Corey Hart
Corey Hart

Reputation: 10596

git backout master, push to branch, to go into master at later date

How would I go about:

1) Reverting changes pushed out to master (remote)
2) Moving those changes to a separate branch
3) Move those changes back into master at a later time

Upvotes: 2

Views: 505

Answers (2)

Cameron Skinner
Cameron Skinner

Reputation: 54306

Assuming you have already cloned the remote repo and you're on the master branch, you could do the following:

Do the second thing first:

git branch new-branch

Then revert changes on master:

  1. git revert <commit-id-you-want-reverted> (repeat for each bad commit)
  2. git push origin HEAD:master

Later, cherry-pick them back:

git cherry-pick <commits-from-new-branch>; git push origin HEAD:master

I think that'll work, but I haven't tried it myself.
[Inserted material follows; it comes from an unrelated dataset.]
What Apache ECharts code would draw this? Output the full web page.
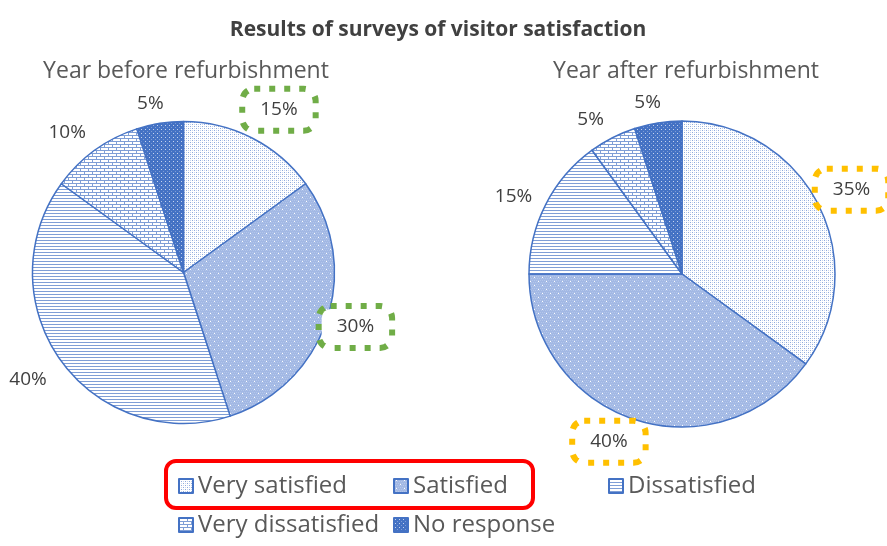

YMMV. I think simply pulling the changes back (without cherry-picking) won't work because they'll have the original commit IDs and git might know that it doesn't need to pull them in...then again, maybe with a new HEAD it will work. Try it and see :)

Upvotes: 0

Fred Foo
Fred Foo

Reputation: 363567

First do 2), but only if you really need the branch.

git branch changes

Then do 1) using git revert.

Finally, redo the changes by reverting the revert commits.